The use of these oblique references to heaven as a constant continues when Bradstreet explores further and reminds herself and her audience that Christ paid the ultimate price for humankind.  The price that Christ paid was to make permanent that house on high: “Yet by His gift is made thine own; / There’s wealth enough, I need no more” (312).  The exploration of the permanency of heaven is not outside the bounds of Puritan theocracy, but here Bradstreet has subtly alluded to the possibility that this “gift” is for everyone.  Wendy Martin believes that “Upon a Burning of Our House” demonstrates that Bradstreet found “genuine comfort in the promise of an afterlife” (19).  Continuing within the Puritan tradition of tension between the spiritual and the secular, Bradstreet asks the help of God, “The world no longer let me love,” while assuring herself that the gift is real, “My hope and treasure lies above” (312).  The use of the word “hope” would imply that this is no guarantee, if Bradstreet had not mentioned in the last eight lines that this “house on high” was hers because of the sacrifice of Christ and that it was indeed the gift he had given her (312).  
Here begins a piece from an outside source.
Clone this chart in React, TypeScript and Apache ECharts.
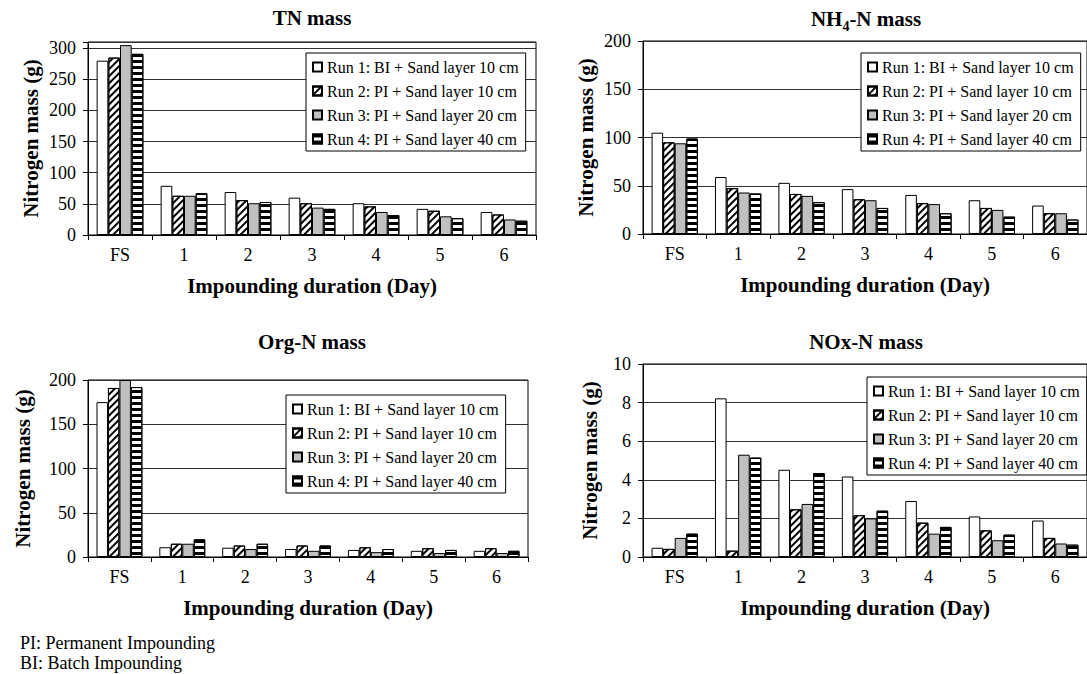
import React, { useEffect, useRef } from "react";
import * as echarts from "echarts";

const categories = ["FS", "1", "2", "3", "4", "5", "6"];
const runNames = [
  "Run 1: BI + Sand layer 10 cm",
  "Run 2: PI + Sand layer 10 cm",
  "Run 3: PI + Sand layer 20 cm",
  "Run 4: PI + Sand layer 40 cm",
];

// TN mass (g)
const tnRun1 = [280, 79, 69, 60, 51, 42, 37];
const tnRun2 = [285, 63, 56, 51, 46, 39, 33];
const tnRun3 = [305, 63, 51, 44, 37, 30, 25];
const tnRun4 = [291, 67, 53, 42, 32, 27, 23];

// NH4-N mass (g)
const nhRun1 = [105, 59, 53, 46.5, 40.5, 35, 29.5];
const nhRun2 = [95, 47.5, 41.5, 36, 32, 27, 21.5];
const nhRun3 = [94, 43, 39.5, 35, 31, 25, 21.5];
const nhRun4 = [99, 42, 33, 27, 21.5, 18, 15];

// Org-N mass (g)
const orgRun1 = [175, 11, 10.5, 9, 8, 7, 7];
const orgRun2 = [191, 15, 13, 13, 11, 10, 10];
const orgRun3 = [200, 15, 9, 7, 5.5, 4.5, 4.5];
const orgRun4 = [192, 20, 15, 13, 9, 8, 7];

// NOx-N mass (g)
const noxRun1 = [0.48, 8.22, 4.52, 4.17, 2.9, 2.1, 1.89];
const noxRun2 = [0.42, 0.33, 2.47, 2.17, 1.78, 1.38, 0.99];
const noxRun3 = [0.99, 5.3, 2.75, 2.0, 1.21, 0.87, 0.7];
const noxRun4 = [1.21, 5.15, 4.35, 2.4, 1.56, 1.16, 0.64];

const yMax = [310, 200, 200, 10];
const yInterval = [50, 50, 50, 2];

const FONT = "Liberation Serif";

export default function App() {
  const ref = useRef<HTMLDivElement>(null);

  useEffect(() => {
    if (!ref.current) return;
    const chart = echarts.init(ref.current, null, { renderer: "svg" });

    const panels = [
      [tnRun1, tnRun2, tnRun3, tnRun4],
      [nhRun1, nhRun2, nhRun3, nhRun4],
      [orgRun1, orgRun2, orgRun3, orgRun4],
      [noxRun1, noxRun2, noxRun3, noxRun4],
    ];

    const grids = [
      { left: 88, top: 42, width: 448, height: 193 },
      { left: 643, top: 41, width: 448, height: 193 },
      { left: 88, top: 380, width: 440, height: 177 },
      { left: 643, top: 364, width: 453, height: 193 },
    ];

    const itemStyles: any[] = [
      { color: "#ffffff", borderColor: "#000", borderWidth: 1 },
      {
        color: "#ffffff",
        borderColor: "#000",
        borderWidth: 1,
        decal: {
          symbol: "rect",
          symbolSize: 1,
          dashArrayX: [10, 0],
          dashArrayY: [2, 3],
          rotation: -Math.PI / 4,
          color: "#000",
        },
      },
      { color: "#c0c0c0", borderColor: "#000", borderWidth: 1 },
      {
        color: "#ffffff",
        borderColor: "#000",
        borderWidth: 1,
        decal: {
          symbol: "rect",
          symbolSize: 1,
          dashArrayX: [10, 0],
          dashArrayY: [3, 3],
          rotation: 0,
          color: "#000",
        },
      },
    ];

    const series: any[] = [];
    panels.forEach((runs, p) => {
      runs.forEach((vals, r) => {
        series.push({
          type: "bar",
          name: runNames[r],
          xAxisIndex: p,
          yAxisIndex: p,
          data: vals,
          barGap: "0%",
          barCategoryGap: "27%",
          itemStyle: itemStyles[r],
          emphasis: { disabled: true },
        });
      });
    });

    const xAxes = grids.map((_, i) => ({
      type: "category",
      gridIndex: i,
      data: categories,
      name: "Impounding duration (Day)",
      nameLocation: "middle",
      nameGap: 40,
      nameTextStyle: { fontFamily: FONT, fontSize: 21, fontWeight: "bold", color: "#000" },
      axisLine: { show: true, lineStyle: { color: "#000", width: 1 } },
      axisTick: { show: true, length: 5, lineStyle: { color: "#000" } },
      axisLabel: { fontFamily: FONT, fontSize: 18, color: "#000", margin: 11 },
      splitLine: { show: false },
    }));

    const yAxes = grids.map((_, i) => ({
      type: "value",
      gridIndex: i,
      min: 0,
      max: yMax[i],
      interval: yInterval[i],
      name: "Nitrogen mass (g)",
      nameLocation: "middle",
      nameRotate: 90,
      nameGap: i === 3 ? 43 : i === 2 ? 55 : 47,
      nameTextStyle: { fontFamily: FONT, fontSize: 21, fontWeight: "bold", color: "#000" },
      axisLine: { show: true, lineStyle: { color: "#000", width: 1 } },
      axisTick: { show: true, length: 5, lineStyle: { color: "#000" } },
      axisLabel: {
        fontFamily: FONT,
        fontSize: 18,
        color: "#000",
        margin: 12,
        formatter: (v: number) => (Math.abs(v / yInterval[i] - Math.round(v / yInterval[i])) < 1e-9 ? String(v) : ""),
      },
      splitLine: { show: true, lineStyle: { color: "#303030", width: 1 } },
    }));

    const legendPos = [
      { left: 306, top: 53 },
      { left: 861, top: 53 },
      { left: 286, top: 395 },
      { left: 867, top: 377 },
    ];

    const legends = legendPos.map((pos) => ({
      ...pos,
      orient: "vertical",
      data: runNames,
      selectedMode: false,
      icon: "rect",
      itemWidth: 9,
      itemHeight: 9,
      itemGap: 6,
      backgroundColor: "#fff",
      borderColor: "#000",
      borderWidth: 1,
      borderRadius: 0,
      padding: [5, 7, 3, 6],
      textStyle: { fontFamily: FONT, fontSize: 16, color: "#000", lineHeight: 18 },
    }));

    const titleStyle = { fontFamily: FONT, fontSize: 21, fontWeight: "bold", color: "#000" };
    const titles = [
      { text: "TN mass", left: 312, top: 7, textAlign: "center", padding: 0, textStyle: titleStyle },
      {
        text: "{a|NH}{s|4}{a|-N mass}",
        left: 866,
        top: 7,
        textAlign: "center",
        padding: 0,
        textStyle: {
          ...titleStyle,
          rich: {
            a: { ...titleStyle, lineHeight: 22, verticalAlign: "bottom" },
            s: { fontFamily: FONT, fontSize: 14, fontWeight: "bold", color: "#000", lineHeight: 14, verticalAlign: "bottom", padding: [0, 0, -4, 0] },
          },
        },
      },
      { text: "Org-N mass", left: 312, top: 331, textAlign: "center", padding: 0, textStyle: titleStyle },
      { text: "NOx-N mass", left: 866, top: 331, textAlign: "center", padding: 0, textStyle: titleStyle },
    ];

    chart.setOption({
      animation: false,
      backgroundColor: "#fff",
      textStyle: { fontFamily: FONT },
      title: titles,
      legend: legends,
      grid: grids.map((g) => ({ ...g, show: true, borderColor: "#000", borderWidth: 1, backgroundColor: "transparent", containLabel: false })),
      xAxis: xAxes,
      yAxis: yAxes,
      series,
      graphic: [
        {
          type: "text",
          left: 20,
          top: 634,
          style: { text: "PI: Permanent Impounding", fontFamily: FONT, fontSize: 18, fill: "#000" },
        },
        {
          type: "text",
          left: 20,
          top: 654,
          style: { text: "BI: Batch Impounding", fontFamily: FONT, fontSize: 18, fill: "#000" },
        },
      ],
    });

    return () => chart.dispose();
  }, []);

  return (
    <div
      ref={ref}
      style={{ position: "fixed", left: 0, top: 0, width: 1087, height: 674, background: "#fff" }}
    />
  );
}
This reading is based within a historical context; the gift of heaven through good works was a commonly held belief for many in England at the time.  Anne Bradstreet had the childhood of a gentlewoman and thus been exposed to a wider base of knowledge and canon.  The idea of a guaranteed heavenly reward had no place in the Puritan dogma, yet it is subtly alluded to in the verses from “Upon the Burning on Our House July 10th, 1666.”  This piousness was the goal to which all Puritans aspired, although to be aware of being pious would be sinful and to imagine that this guaranteed election into heaven close to blasphemy.  Anne Bradstreet did explore and acknowledge this concept of heaven.  The subtle allusion reveals a truly gifted and educated woman in full control of her art as a poet.  The concept of heaven being Christ’s gift to all humankind would not have been advisable to publicize in seventeenth century New England; however, by couching her sentiments in allusive language, Anne Bradstreet managed to remain true to her own sense of personal integrity while maintaining the norms of the society in which she lived.  Her exploration of God and grace did not impede the process of introspection and full devotion to God, only gave a different scope to the faith, by which she lived, wrote, and died.  

  

Works Cited
 

Bradstreet, Anne.  “Upon the Burning of Our House July 10th, 1666.”  The Heath  Anthology of American Literature.  Ed. Paul Lauter, et al.  2nd ed. Vol. 2.  Lexington:  Heath,  1994.  311-312.  

Hammond, Jeffery A.  Sinful Self, Saintly Self: The Puritan Experience of Poetry.  Athens: U of Georgia P, 1993.  

Martin, Wendy.  An American Triptych: Anne Bradstreet, Emily Dickinson, Adrienne Rich.  Chapel Hill: University of North Carolina Press, 1984.  

Rosenmeier, Rosamond.  Anne Bradstreet Revisited.  Boston: Twayne, 1991.  

Scheick, William J.  “Logonomic Conflict in Anne Bradstreet’s ‘A Letter to Her Husband.’”  Essays in Literature 21 (Fall 1994): 166 +. 

Stanford, Ann.  “Anne Bradstreet: Dogmatist and Rebel”.  Critical Essays on Anne Bradstreet.  Pattie Cowell and Ann Stanford. Boston:  G.K. Hall, 1983. 76-88.